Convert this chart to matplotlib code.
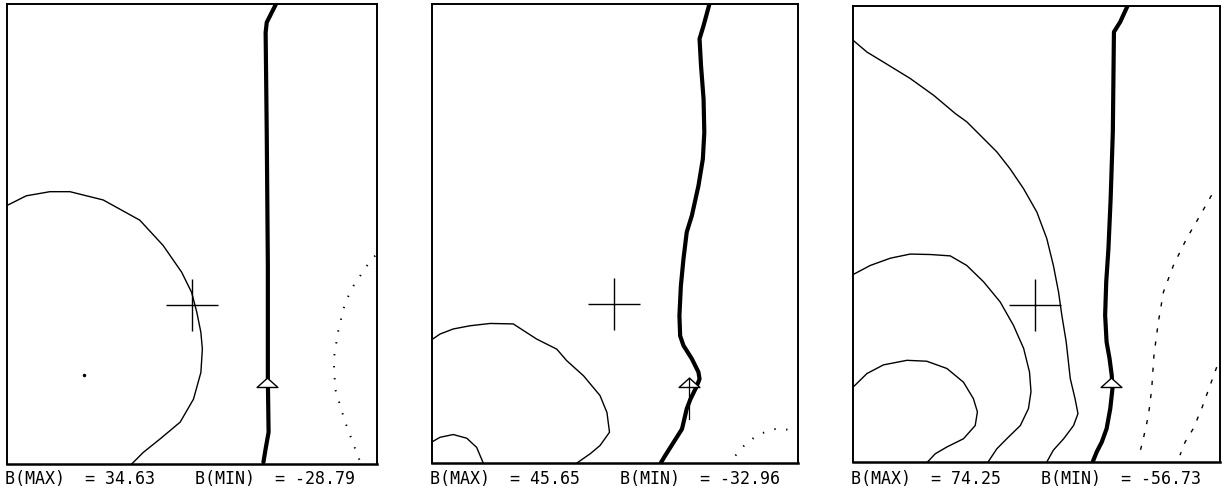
import matplotlib
matplotlib.use("Agg")
import matplotlib.pyplot as plt
from matplotlib.path import Path

# ---------------- data (panel-fraction coordinates, y upward) ----------------
B_MAX = [34.63, 45.65, 74.25]
B_MIN = [-28.79, -32.96, -56.73]

# Panel 1
P1_ZERO = [(0.727, 1.0), (0.702, 0.960), (0.699, 0.938), (0.702, 0.721), (0.705, 0.431),
           (0.705, 0.185), (0.707, 0.069), (0.699, 0.033), (0.693, 0.004)]
P1_POS = [[(0.0, 0.562), (0.052, 0.583), (0.116, 0.592), (0.170, 0.592), (0.260, 0.574),
           (0.359, 0.530), (0.422, 0.475), (0.472, 0.417), (0.499, 0.373), (0.513, 0.330),
           (0.524, 0.286), (0.528, 0.250), (0.524, 0.199), (0.504, 0.141), (0.468, 0.091),
           (0.413, 0.054), (0.368, 0.025), (0.337, 0.0)]]
P1_NEG = [[(0.995, 0.453), (0.973, 0.431), (0.937, 0.388), (0.914, 0.351), (0.896, 0.293),
           (0.883, 0.228), (0.887, 0.163), (0.914, 0.091), (0.941, 0.033), (0.955, 0.004)]]

# Panel 2
P2_ZERO = [(0.758, 1.0), (0.742, 0.953), (0.731, 0.924), (0.735, 0.866), (0.742, 0.793),
           (0.744, 0.720), (0.740, 0.662), (0.728, 0.604), (0.710, 0.539), (0.696, 0.503),
           (0.687, 0.444), (0.680, 0.386), (0.676, 0.321), (0.678, 0.277), (0.687, 0.256),
           (0.710, 0.227), (0.728, 0.198), (0.731, 0.183), (0.722, 0.165), (0.706, 0.139),
           (0.696, 0.118), (0.683, 0.074), (0.660, 0.045), (0.637, 0.016), (0.625, 0.0)]
P2_POS = [[(0.0, 0.269), (0.022, 0.281), (0.058, 0.292), (0.104, 0.299), (0.159, 0.304),
           (0.222, 0.303), (0.286, 0.270), (0.341, 0.248), (0.368, 0.223), (0.414, 0.190),
           (0.459, 0.147), (0.478, 0.110), (0.485, 0.067), (0.459, 0.038), (0.432, 0.020),
           (0.396, 0.0)],
          [(0.0, 0.046), (0.022, 0.056), (0.058, 0.062), (0.095, 0.054), (0.122, 0.034),
           (0.140, 0.0)]]
P2_NEG = [[(0.829, 0.016), (0.856, 0.041), (0.888, 0.060), (0.924, 0.072), (0.952, 0.076),
           (0.984, 0.070)]]

# Panel 3
P3_ZERO = [(0.748, 1.0), (0.728, 0.965), (0.711, 0.943), (0.710, 0.870), (0.708, 0.724),
           (0.702, 0.577), (0.696, 0.468), (0.690, 0.395), (0.687, 0.322), (0.691, 0.263),
           (0.699, 0.227), (0.705, 0.190), (0.707, 0.161), (0.701, 0.117), (0.691, 0.073),
           (0.678, 0.044), (0.664, 0.022), (0.653, 0.0)]
P3_POS = [[(0.0, 0.925), (0.038, 0.899), (0.083, 0.877), (0.156, 0.841), (0.220, 0.804),
           (0.279, 0.764), (0.310, 0.746), (0.356, 0.709), (0.392, 0.680), (0.428, 0.643),
           (0.465, 0.599), (0.501, 0.548), (0.528, 0.490), (0.546, 0.431), (0.560, 0.373),
           (0.569, 0.322), (0.581, 0.263), (0.592, 0.183), (0.605, 0.139), (0.613, 0.106),
           (0.601, 0.080), (0.574, 0.051), (0.546, 0.026), (0.528, 0.0)],
          [(0.0, 0.411), (0.047, 0.431), (0.102, 0.447), (0.156, 0.456), (0.211, 0.455),
           (0.265, 0.452), (0.310, 0.431), (0.356, 0.395), (0.401, 0.351), (0.437, 0.300),
           (0.465, 0.249), (0.481, 0.197), (0.485, 0.154), (0.478, 0.117), (0.456, 0.080),
           (0.419, 0.051), (0.392, 0.029), (0.368, 0.0)],
          [(0.0, 0.164), (0.038, 0.194), (0.083, 0.213), (0.147, 0.223), (0.201, 0.221),
           (0.256, 0.205), (0.301, 0.175), (0.328, 0.139), (0.339, 0.110), (0.333, 0.080),
           (0.301, 0.051), (0.256, 0.033), (0.224, 0.018), (0.203, 0.0)]]
P3_NEG = [[(0.977, 0.585), (0.946, 0.541), (0.909, 0.490), (0.873, 0.431), (0.846, 0.373),
           (0.832, 0.307), (0.820, 0.234), (0.814, 0.161), (0.805, 0.102), (0.791, 0.051),
           (0.782, 0.022)],
          [(0.991, 0.208), (0.973, 0.168), (0.950, 0.117), (0.927, 0.073), (0.905, 0.044),
           (0.891, 0.015)]]

CROSS = [(0.499, 0.346), (0.498, 0.346), (0.496, 0.345)]
TRIANGLE = [(0.702, 0.167), (0.702, 0.165), (0.702, 0.164)]

PANELS = [
    dict(zero=P1_ZERO, pos=P1_POS, neg=P1_NEG, neglw=1.4, negstyle=(0, (0.7, 5.5))),
    dict(zero=P2_ZERO, pos=P2_POS, neg=P2_NEG, neglw=1.4, negstyle=(0, (0.7, 5.5))),
    dict(zero=P3_ZERO, pos=P3_POS, neg=P3_NEG, neglw=1.0, negstyle=(0, (3, 6.5))),
]

# axes rectangles in pixels: left, top, right, bottom
BOXES = [(7, 5, 377, 465), (432, 5, 798, 464), (853, 7, 1220, 463)]

W, H = 1224, 489
fig = plt.figure(figsize=(W / 100, H / 100), dpi=100)
fig.patch.set_facecolor("white")

tri_marker = Path([(-1, 0), (1, 0), (0, 0.9), (-1, 0)],
                  [Path.MOVETO, Path.LINETO, Path.LINETO, Path.CLOSEPOLY])


def xy(pts):
    return [p[0] for p in pts], [p[1] for p in pts]


for i, (panel, box) in enumerate(zip(PANELS, BOXES)):
    l, t, r, b = box
    ax = fig.add_axes([l / W, 1 - b / H, (r - l) / W, (b - t) / H])
    ax.set_xlim(0, 1)
    ax.set_ylim(0, 1)
    ax.set_xticks([])
    ax.set_yticks([])
    for s in ax.spines.values():
        s.set_linewidth(1.4)
        s.set_color("black")
    ax.spines["bottom"].set_linewidth(1.8)

    x, y = xy(panel["zero"])
    ax.plot(x, y, color="black", lw=3.0, solid_capstyle="round", solid_joinstyle="round")
    for c in panel["pos"]:
        x, y = xy(c)
        ax.plot(x, y, color="black", lw=1.0)
    for c in panel["neg"]:
        x, y = xy(c)
        ax.plot(x, y, color="black", lw=panel["neglw"], linestyle=panel["negstyle"])

    cx, cy = CROSS[i]
    ax.plot([cx], [cy], marker="+", markersize=37, markeredgewidth=1.0, color="black")
    tx, ty = TRIANGLE[i]
    ax.plot([tx], [ty], marker=tri_marker, markersize=15, markerfacecolor="white",
            markeredgecolor="black", markeredgewidth=1.0, linestyle="none", zorder=5)
    if i == 1:
        ax.plot([tx, tx], [ty + 0.02, ty - 0.07], color="black", lw=0.9, zorder=6)
    if i == 0:
        ax.plot([0.208], [0.193], marker="o", markersize=1.5, color="black")

    label = "B(MAX)  = {:.2f}    B(MIN)  = {:.2f}".format(B_MAX[i], B_MIN[i])
    fig.text((l - 2) / W, 1 - 484 / H, label, family="DejaVu Sans Mono", fontsize=12,
             ha="left", va="baseline", color="black")

fig.savefig("out.png", dpi=100, facecolor="white")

====================

* _PROBLEM TO WORK ON_: Output an exact copy of the material, with the pictures removed.

* _WORKED SOLUTION_:
Convert this chart to matplotlib code.
import matplotlib
matplotlib.use("Agg")
import matplotlib.pyplot as plt
from matplotlib.path import Path

# ---------------- data (panel-fraction coordinates, y upward) ----------------
B_MAX = [34.63, 45.65, 74.25]
B_MIN = [-28.79, -32.96, -56.73]

# Panel 1
P1_ZERO = [(0.727, 1.0), (0.702, 0.960), (0.699, 0.938), (0.702, 0.721), (0.705, 0.431),
           (0.705, 0.185), (0.707, 0.069), (0.699, 0.033), (0.693, 0.004)]
P1_POS = [[(0.0, 0.562), (0.052, 0.583), (0.116, 0.592), (0.170, 0.592), (0.260, 0.574),
           (0.359, 0.530), (0.422, 0.475), (0.472, 0.417), (0.499, 0.373), (0.513, 0.330),
           (0.524, 0.286), (0.528, 0.250), (0.524, 0.199), (0.504, 0.141), (0.468, 0.091),
           (0.413, 0.054), (0.368, 0.025), (0.337, 0.0)]]
P1_NEG = [[(0.995, 0.453), (0.973, 0.431), (0.937, 0.388), (0.914, 0.351), (0.896, 0.293),
           (0.883, 0.228), (0.887, 0.163), (0.914, 0.091), (0.941, 0.033), (0.955, 0.004)]]

# Panel 2
P2_ZERO = [(0.758, 1.0), (0.742, 0.953), (0.731, 0.924), (0.735, 0.866), (0.742, 0.793),
           (0.744, 0.720), (0.740, 0.662), (0.728, 0.604), (0.710, 0.539), (0.696, 0.503),
           (0.687, 0.444), (0.680, 0.386), (0.676, 0.321), (0.678, 0.277), (0.687, 0.256),
           (0.710, 0.227), (0.728, 0.198), (0.731, 0.183), (0.722, 0.165), (0.706, 0.139),
           (0.696, 0.118), (0.683, 0.074), (0.660, 0.045), (0.637, 0.016), (0.625, 0.0)]
P2_POS = [[(0.0, 0.269), (0.022, 0.281), (0.058, 0.292), (0.104, 0.299), (0.159, 0.304),
           (0.222, 0.303), (0.286, 0.270), (0.341, 0.248), (0.368, 0.223), (0.414, 0.190),
           (0.459, 0.147), (0.478, 0.110), (0.485, 0.067), (0.459, 0.038), (0.432, 0.020),
           (0.396, 0.0)],
          [(0.0, 0.046), (0.022, 0.056), (0.058, 0.062), (0.095, 0.054), (0.122, 0.034),
           (0.140, 0.0)]]
P2_NEG = [[(0.829, 0.016), (0.856, 0.041), (0.888, 0.060), (0.924, 0.072), (0.952, 0.076),
           (0.984, 0.070)]]

# Panel 3
P3_ZERO = [(0.748, 1.0), (0.728, 0.965), (0.711, 0.943), (0.710, 0.870), (0.708, 0.724),
           (0.702, 0.577), (0.696, 0.468), (0.690, 0.395), (0.687, 0.322), (0.691, 0.263),
           (0.699, 0.227), (0.705, 0.190), (0.707, 0.161), (0.701, 0.117), (0.691, 0.073),
           (0.678, 0.044), (0.664, 0.022), (0.653, 0.0)]
P3_POS = [[(0.0, 0.925), (0.038, 0.899), (0.083, 0.877), (0.156, 0.841), (0.220, 0.804),
           (0.279, 0.764), (0.310, 0.746), (0.356, 0.709), (0.392, 0.680), (0.428, 0.643),
           (0.465, 0.599), (0.501, 0.548), (0.528, 0.490), (0.546, 0.431), (0.560, 0.373),
           (0.569, 0.322), (0.581, 0.263), (0.592, 0.183), (0.605, 0.139), (0.613, 0.106),
           (0.601, 0.080), (0.574, 0.051), (0.546, 0.026), (0.528, 0.0)],
          [(0.0, 0.411), (0.047, 0.431), (0.102, 0.447), (0.156, 0.456), (0.211, 0.455),
           (0.265, 0.452), (0.310, 0.431), (0.356, 0.395), (0.401, 0.351), (0.437, 0.300),
           (0.465, 0.249), (0.481, 0.197), (0.485, 0.154), (0.478, 0.117), (0.456, 0.080),
           (0.419, 0.051), (0.392, 0.029), (0.368, 0.0)],
          [(0.0, 0.164), (0.038, 0.194), (0.083, 0.213), (0.147, 0.223), (0.201, 0.221),
           (0.256, 0.205), (0.301, 0.175), (0.328, 0.139), (0.339, 0.110), (0.333, 0.080),
           (0.301, 0.051), (0.256, 0.033), (0.224, 0.018), (0.203, 0.0)]]
P3_NEG = [[(0.977, 0.585), (0.946, 0.541), (0.909, 0.490), (0.873, 0.431), (0.846, 0.373),
           (0.832, 0.307), (0.820, 0.234), (0.814, 0.161), (0.805, 0.102), (0.791, 0.051),
           (0.782, 0.022)],
          [(0.991, 0.208), (0.973, 0.168), (0.950, 0.117), (0.927, 0.073), (0.905, 0.044),
           (0.891, 0.015)]]

CROSS = [(0.499, 0.346), (0.498, 0.346), (0.496, 0.345)]
TRIANGLE = [(0.702, 0.167), (0.702, 0.165), (0.702, 0.164)]

PANELS = [
    dict(zero=P1_ZERO, pos=P1_POS, neg=P1_NEG, neglw=1.4, negstyle=(0, (0.7, 5.5))),
    dict(zero=P2_ZERO, pos=P2_POS, neg=P2_NEG, neglw=1.4, negstyle=(0, (0.7, 5.5))),
    dict(zero=P3_ZERO, pos=P3_POS, neg=P3_NEG, neglw=1.0, negstyle=(0, (3, 6.5))),
]

# axes rectangles in pixels: left, top, right, bottom
BOXES = [(7, 5, 377, 465), (432, 5, 798, 464), (853, 7, 1220, 463)]

W, H = 1224, 489
fig = plt.figure(figsize=(W / 100, H / 100), dpi=100)
fig.patch.set_facecolor("white")

tri_marker = Path([(-1, 0), (1, 0), (0, 0.9), (-1, 0)],
                  [Path.MOVETO, Path.LINETO, Path.LINETO, Path.CLOSEPOLY])


def xy(pts):
    return [p[0] for p in pts], [p[1] for p in pts]


for i, (panel, box) in enumerate(zip(PANELS, BOXES)):
    l, t, r, b = box
    ax = fig.add_axes([l / W, 1 - b / H, (r - l) / W, (b - t) / H])
    ax.set_xlim(0, 1)
    ax.set_ylim(0, 1)
    ax.set_xticks([])
    ax.set_yticks([])
    for s in ax.spines.values():
        s.set_linewidth(1.4)
        s.set_color("black")
    ax.spines["bottom"].set_linewidth(1.8)

    x, y = xy(panel["zero"])
    ax.plot(x, y, color="black", lw=3.0, solid_capstyle="round", solid_joinstyle="round")
    for c in panel["pos"]:
        x, y = xy(c)
        ax.plot(x, y, color="black", lw=1.0)
    for c in panel["neg"]:
        x, y = xy(c)
        ax.plot(x, y, color="black", lw=panel["neglw"], linestyle=panel["negstyle"])

    cx, cy = CROSS[i]
    ax.plot([cx], [cy], marker="+", markersize=37, markeredgewidth=1.0, color="black")
    tx, ty = TRIANGLE[i]
    ax.plot([tx], [ty], marker=tri_marker, markersize=15, markerfacecolor="white",
            markeredgecolor="black", markeredgewidth=1.0, linestyle="none", zorder=5)
    if i == 1:
        ax.plot([tx, tx], [ty + 0.02, ty - 0.07], color="black", lw=0.9, zorder=6)
    if i == 0:
        ax.plot([0.208], [0.193], marker="o", markersize=1.5, color="black")

    label = "B(MAX)  = {:.2f}    B(MIN)  = {:.2f}".format(B_MAX[i], B_MIN[i])
    fig.text((l - 2) / W, 1 - 484 / H, label, family="DejaVu Sans Mono", fontsize=12,
             ha="left", va="baseline", color="black")

fig.savefig("out.png", dpi=100, facecolor="white")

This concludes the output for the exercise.